** START Source material **

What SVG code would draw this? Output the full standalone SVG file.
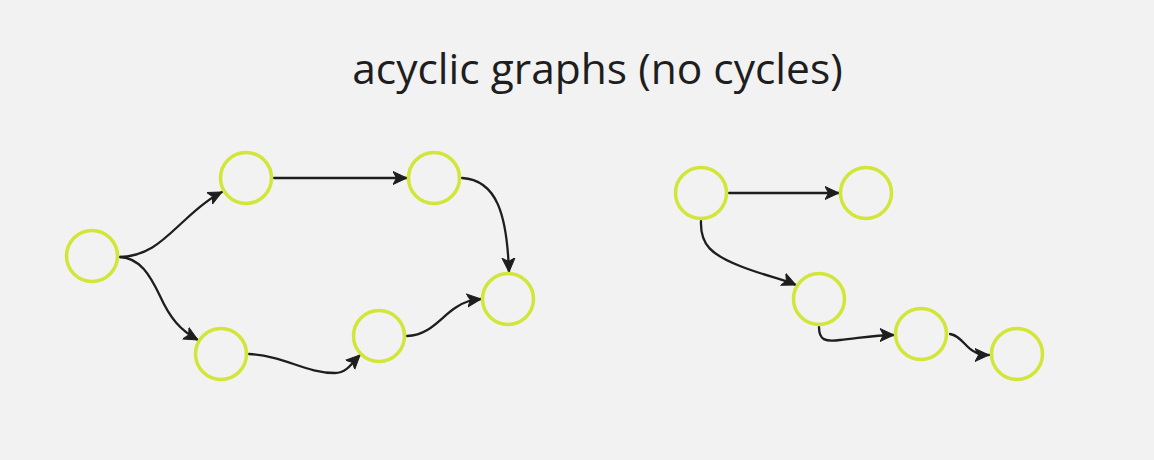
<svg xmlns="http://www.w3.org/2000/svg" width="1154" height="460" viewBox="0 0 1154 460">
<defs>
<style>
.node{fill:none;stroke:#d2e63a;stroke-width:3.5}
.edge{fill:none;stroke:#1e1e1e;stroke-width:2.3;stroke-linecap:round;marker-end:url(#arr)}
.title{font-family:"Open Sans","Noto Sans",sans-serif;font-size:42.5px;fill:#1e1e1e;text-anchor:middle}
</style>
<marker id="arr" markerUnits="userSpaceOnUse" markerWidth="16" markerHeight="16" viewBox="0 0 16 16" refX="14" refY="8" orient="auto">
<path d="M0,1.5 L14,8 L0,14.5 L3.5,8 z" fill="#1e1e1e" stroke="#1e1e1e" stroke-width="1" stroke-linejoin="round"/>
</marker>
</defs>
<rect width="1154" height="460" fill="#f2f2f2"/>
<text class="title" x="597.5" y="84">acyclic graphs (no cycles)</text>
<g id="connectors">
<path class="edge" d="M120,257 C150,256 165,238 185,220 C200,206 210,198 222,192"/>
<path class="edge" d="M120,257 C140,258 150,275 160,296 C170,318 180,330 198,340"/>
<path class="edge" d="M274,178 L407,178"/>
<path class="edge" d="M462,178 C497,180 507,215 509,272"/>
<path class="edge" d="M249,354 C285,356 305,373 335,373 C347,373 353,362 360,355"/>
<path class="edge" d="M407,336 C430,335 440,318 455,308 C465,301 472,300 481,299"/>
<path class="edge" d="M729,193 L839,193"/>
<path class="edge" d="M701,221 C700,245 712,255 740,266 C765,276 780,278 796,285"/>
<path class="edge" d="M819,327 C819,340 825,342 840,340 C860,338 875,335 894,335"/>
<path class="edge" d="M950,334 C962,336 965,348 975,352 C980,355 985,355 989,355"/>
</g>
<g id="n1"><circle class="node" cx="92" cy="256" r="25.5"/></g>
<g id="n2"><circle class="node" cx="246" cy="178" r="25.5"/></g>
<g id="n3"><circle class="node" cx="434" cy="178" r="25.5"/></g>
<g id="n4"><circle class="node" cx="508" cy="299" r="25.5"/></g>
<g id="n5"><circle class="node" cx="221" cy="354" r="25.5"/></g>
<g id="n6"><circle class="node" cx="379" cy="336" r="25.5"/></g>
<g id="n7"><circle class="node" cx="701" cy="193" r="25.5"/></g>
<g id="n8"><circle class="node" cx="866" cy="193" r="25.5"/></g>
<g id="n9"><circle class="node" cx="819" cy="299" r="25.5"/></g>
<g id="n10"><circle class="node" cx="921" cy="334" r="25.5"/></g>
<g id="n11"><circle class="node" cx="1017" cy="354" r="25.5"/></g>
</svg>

** END Source material **

What to work on = Leave out all pictures, then copy the remaining material exactly.

Response below =
What SVG code would draw this? Output the full standalone SVG file.
<svg xmlns="http://www.w3.org/2000/svg" width="1154" height="460" viewBox="0 0 1154 460">
<defs>
<style>
.node{fill:none;stroke:#d2e63a;stroke-width:3.5}
.edge{fill:none;stroke:#1e1e1e;stroke-width:2.3;stroke-linecap:round;marker-end:url(#arr)}
.title{font-family:"Open Sans","Noto Sans",sans-serif;font-size:42.5px;fill:#1e1e1e;text-anchor:middle}
</style>
<marker id="arr" markerUnits="userSpaceOnUse" markerWidth="16" markerHeight="16" viewBox="0 0 16 16" refX="14" refY="8" orient="auto">
<path d="M0,1.5 L14,8 L0,14.5 L3.5,8 z" fill="#1e1e1e" stroke="#1e1e1e" stroke-width="1" stroke-linejoin="round"/>
</marker>
</defs>
<rect width="1154" height="460" fill="#f2f2f2"/>
<text class="title" x="597.5" y="84">acyclic graphs (no cycles)</text>
<g id="connectors">
<path class="edge" d="M120,257 C150,256 165,238 185,220 C200,206 210,198 222,192"/>
<path class="edge" d="M120,257 C140,258 150,275 160,296 C170,318 180,330 198,340"/>
<path class="edge" d="M274,178 L407,178"/>
<path class="edge" d="M462,178 C497,180 507,215 509,272"/>
<path class="edge" d="M249,354 C285,356 305,373 335,373 C347,373 353,362 360,355"/>
<path class="edge" d="M407,336 C430,335 440,318 455,308 C465,301 472,300 481,299"/>
<path class="edge" d="M729,193 L839,193"/>
<path class="edge" d="M701,221 C700,245 712,255 740,266 C765,276 780,278 796,285"/>
<path class="edge" d="M819,327 C819,340 825,342 840,340 C860,338 875,335 894,335"/>
<path class="edge" d="M950,334 C962,336 965,348 975,352 C980,355 985,355 989,355"/>
</g>
<g id="n1"><circle class="node" cx="92" cy="256" r="25.5"/></g>
<g id="n2"><circle class="node" cx="246" cy="178" r="25.5"/></g>
<g id="n3"><circle class="node" cx="434" cy="178" r="25.5"/></g>
<g id="n4"><circle class="node" cx="508" cy="299" r="25.5"/></g>
<g id="n5"><circle class="node" cx="221" cy="354" r="25.5"/></g>
<g id="n6"><circle class="node" cx="379" cy="336" r="25.5"/></g>
<g id="n7"><circle class="node" cx="701" cy="193" r="25.5"/></g>
<g id="n8"><circle class="node" cx="866" cy="193" r="25.5"/></g>
<g id="n9"><circle class="node" cx="819" cy="299" r="25.5"/></g>
<g id="n10"><circle class="node" cx="921" cy="334" r="25.5"/></g>
<g id="n11"><circle class="node" cx="1017" cy="354" r="25.5"/></g>
</svg>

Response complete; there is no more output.